How does the 50 30 20 wealth rule handle irregular income?
Apply the percentages to your lowest expected monthly income rather than your average. In higher-earning months, funnel the extra directly to savings. This conservative approach ensures the wealth-building 20% bucket is never compromised during lean months. Freelancers and gig workers in particular benefit from this floor-based calculation.
Should I pay off debt or invest with my 20%?
The answer depends on interest rates. Pay off any debt with an interest rate above 7% before investing in taxable accounts, since few investments reliably beat that threshold. Always capture your full employer 401(k) match first, that is an immediate guaranteed return of 50–100%. Below the 7% threshold, investing and debt payoff can run in parallel.
Can the 50 30 20 rule work on a low income?
Yes, though it requires adjustment. On a $2,500 monthly take-home, strict adherence may leave needs underfunded. The CFPB recommends treating the 20% savings target as the priority, even saving $50–$100 per month builds the wealth-building habit. Increase the savings rate incrementally as income grows.
What is the difference between the 50 30 20 rule and the 80/20 rule for budgeting?
The 80/20 budgeting rule simply separates savings (20%) from all spending (80%), without distinguishing between needs and wants. The 50 30 20 wealth rule adds a critical layer: capping “wants” at 30% to prevent lifestyle inflation from eroding the savings rate. Both target the same 20% savings floor, but 50/30/20 provides more structural discipline against spending drift.
Does the 50 30 20 rule account for taxes on investments?
Not directly. The rule tells you how much to save, not where to put it. Placing the 20% in tax-advantaged accounts like a Roth IRA or 401(k) improves after-tax outcomes substantially compared to a standard brokerage account. For savings that exceed IRS contribution limits, a taxable account is the logical next step, but the tax drag on gains is real and worth factoring into long-term projections.
What if my employer doesn’t offer a 401(k)?
Redirect that portion of the 20% to an IRA first, either Roth or traditional depending on your income and tax situation. If you max out the $7,000 IRA limit for 2026 and still have savings remaining, a taxable brokerage account invested in low-cost index funds is the standard next step. The absence of a 401(k) match is a real disadvantage, it removes one of the highest-return options available to most workers, but it does not change the savings target.
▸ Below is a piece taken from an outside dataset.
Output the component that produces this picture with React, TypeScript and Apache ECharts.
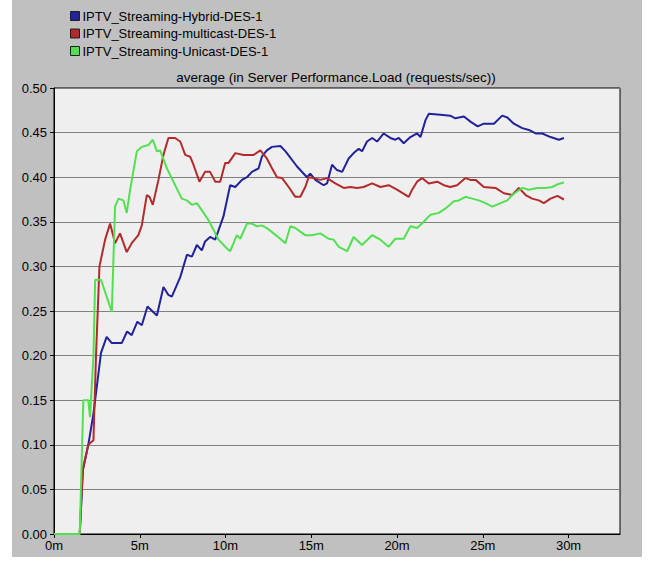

How often should I revisit my 50 30 20 budget?
A quarterly review is the right cadence for most households. Monthly reviews encourage micromanagement and create anxiety over normal short-term fluctuations. Annual reviews let problems compound too long before they surface. At each quarterly check, look specifically for expenses that have migrated from wants to needs without a conscious decision, and confirm the 20% savings transfer is still automated and reaching the right accounts.
Is the 50 30 20 rule appropriate for households near retirement?
Not without modification. Households within 10 years of retirement typically need a savings rate higher than 20%, a more deliberate asset allocation shift toward lower-volatility investments, and a clearer bridge strategy between their last paycheck and Social Security or required minimum distributions. The broad three-bucket structure is still useful as a starting point, but the closer you are to retirement, the more the details matter and the more a fee-only financial planner’s input is worth seeking.